Looking at the changes in fiscal policy and Centre-State relations Chirashree Das Gupta and Surajit Mazumdar argue that there has been a change in the resolving of Centre-State relations from political conflicts to techno-managerialism post reforms. Market based fiscal prudence was to be achieved mainly through expenditure compression as tax mobilization was weakening, which in turn answers the question of weakening public investment. The fiscal powers of the States would continue to erode under the GST regime, thus weakening the position of the States vis-à-vis the Centre. AV Rajwade traces the major changes in the monetary and exchange rate policy since 1991. On analysing the performance, he argues that while the external account is robust in quantity it is wanting in quality. He further pleads for the case of an exchange rate targeting approach rather than the currently followed inflation targeting. Aseem Srivastava takes a look at the jobless growth and the rising resentment in the country, ecological and cultural loss that is associated with growing consumerism and individuation of the society.

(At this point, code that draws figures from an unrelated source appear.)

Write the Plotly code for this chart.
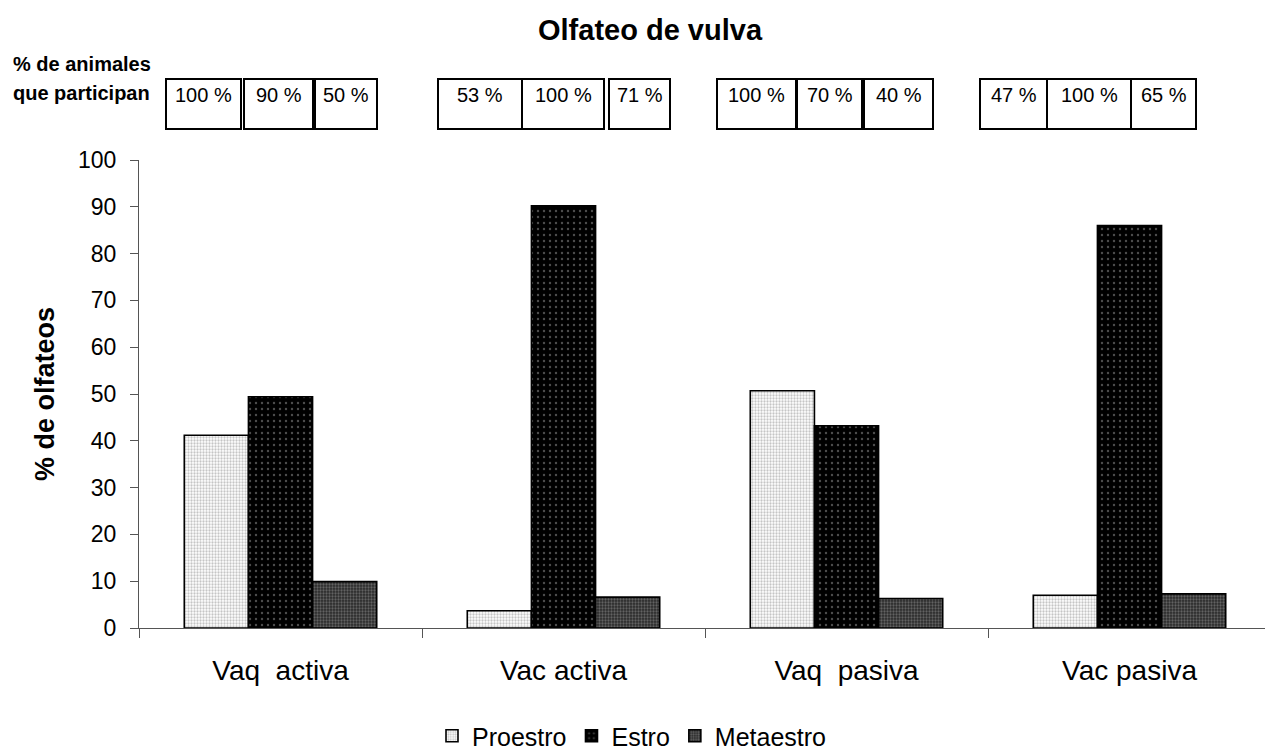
import plotly.graph_objects as go

categories = ["Vaq\u00a0 activa", "Vac activa", "Vaq\u00a0 pasiva", "Vac pasiva"]
series_names = ["Proestro", "Estro", "Metaestro"]
proestro = [41.2, 3.7, 50.7, 7.0]
estro = [49.4, 90.2, 43.2, 86.0]
metaestro = [9.9, 6.6, 6.3, 7.3]
participation = [
    ["100 %", "90 %", "50 %"],
    ["53 %", "100 %", "71 %"],
    ["100 %", "70 %", "40 %"],
    ["47 %", "100 %", "65 %"],
]
y_ticks = list(range(0, 101, 10))

# layout geometry (page pixels) for the participation boxes
box_edges_px = [
    [(166, 241), (244, 313), (315, 377)],
    [(438, 522), (522, 604), (609, 670)],
    [(717, 796), (797, 862), (864, 933)],
    [(980, 1047), (1047, 1131), (1131, 1196)],
]
W, H = 1265, 753
PL, PT, PB, PR = 139, 160, 628, 1265
pw = PR - PL
ph = PB - PT

FONT = "Liberation Sans, Arial, sans-serif"

styles = {
    "Proestro": dict(bg="#ffffff", fg="#8c8c8c", size=3, sol=0.45),
    "Estro": dict(bg="#000000", fg="#9a9a9a", size=6, sol=0.12),
    "Metaestro": dict(bg="#2a2a2a", fg="#9a9a9a", size=3, sol=0.45),
}

fig = go.Figure()
for name, vals in zip(series_names, [proestro, estro, metaestro]):
    s = styles[name]
    fig.add_trace(go.Bar(
        x=categories, y=vals, name=name,
        marker=dict(
            color=s["bg"],
            line=dict(color="black", width=1.6),
            pattern=dict(shape=".", fgcolor=s["fg"], bgcolor=s["bg"],
                         size=s["size"], solidity=s["sol"], fillmode="overlay"),
        ),
    ))

def px2x(p):
    return (p - PL) / pw
def py2y(p):
    return (PB - p) / ph

shapes = []
annotations = []
for gi, group in enumerate(box_edges_px):
    for bi, (x0, x1) in enumerate(group):
        shapes.append(dict(type="rect", xref="paper", yref="paper",
                           x0=px2x(x0), x1=px2x(x1), y0=py2y(129), y1=py2y(79),
                           line=dict(color="black", width=2), fillcolor="white", layer="above"))
        annotations.append(dict(text=participation[gi][bi], xref="paper", yref="paper",
                                x=px2x((x0 + x1) / 2), y=py2y(95), showarrow=False,
                                xanchor="center", yanchor="middle",
                                font=dict(family=FONT, size=20, color="black")))

annotations.append(dict(text="<b>% de animales</b>", xref="paper", yref="paper",
                        x=px2x(11), y=py2y(64), xanchor="left", yanchor="middle",
                        showarrow=False, font=dict(family=FONT, size=20, color="black")))
annotations.append(dict(text="<b>que participan</b>", xref="paper", yref="paper",
                        x=px2x(11), y=py2y(93), xanchor="left", yanchor="middle",
                        showarrow=False, font=dict(family=FONT, size=20, color="black")))
annotations.append(dict(text="<b>Olfateo de vulva</b>", xref="paper", yref="paper",
                        x=px2x(650), y=py2y(30), xanchor="center", yanchor="middle",
                        showarrow=False, font=dict(family=FONT, size=29, color="black")))
annotations.append(dict(text="<b>% de olfateos</b>", xref="paper", yref="paper",
                        x=px2x(45), y=py2y(394), xanchor="center", yanchor="middle", textangle=-90,
                        showarrow=False, font=dict(family=FONT, size=27, color="black")))

fig.update_layout(
    width=W, height=H,
    margin=dict(l=PL, r=W - PR, t=PT, b=H - PB, pad=0, autoexpand=False),
    plot_bgcolor="white", paper_bgcolor="white",
    barmode="group", bargap=0.32, bargroupgap=0,
    font=dict(family=FONT, size=26, color="black"),
    shapes=shapes, annotations=annotations,
    legend=dict(orientation="h", x=px2x(632), y=py2y(759), xanchor="center", yanchor="bottom",
                font=dict(family=FONT, size=25, color="black"), itemwidth=30,
                bgcolor="rgba(0,0,0,0)", traceorder="normal", tracegroupgap=0),
    xaxis=dict(
        range=[-0.5, -0.5 + pw / 283.0], showline=True, linecolor="#555555", linewidth=1,
        ticks="outside", tickson="boundaries", ticklen=9, tickcolor="#555555", tickwidth=1,
        showgrid=False, zeroline=False, ticklabelstandoff=17, automargin=False,
        tickfont=dict(family=FONT, size=28, color="black"),
    ),
    yaxis=dict(
        range=[0, 100], tickvals=y_ticks, showline=True, linecolor="#555555", linewidth=1,
        ticks="outside", ticklen=8, tickcolor="#555555", showgrid=False, zeroline=False,
        automargin=False,
        tickfont=dict(family=FONT, size=23, color="black"), ticklabelstandoff=9,
    ),
)

fig.write_html(
    "out.html",
    config={"displayModeBar": False},
    post_script="document.body.style.margin='0';document.body.style.overflow='hidden';",
)
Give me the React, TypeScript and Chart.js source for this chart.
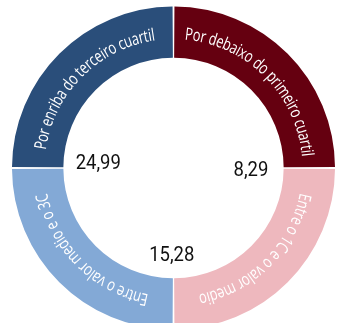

The book, as stated above is a broad sweep of the Indian economy since 1991. Though a collection of essays, one can feel the continuity in the conversation as one moves from one essay to the other. It must be cautioned that many of them are aimed at articulating their case, conversing to a generally informed reader. For supporting rigorous empirical evidences for the arguments made, one may have to read their other works. Most of these essays are on the economic angle of liberalization, though its ramifications are wider, into social, cultural and political realms of Indian society.
Vinoj Abraham is with the Centre for Development Studies, Thiruvananthapuram, Kerala.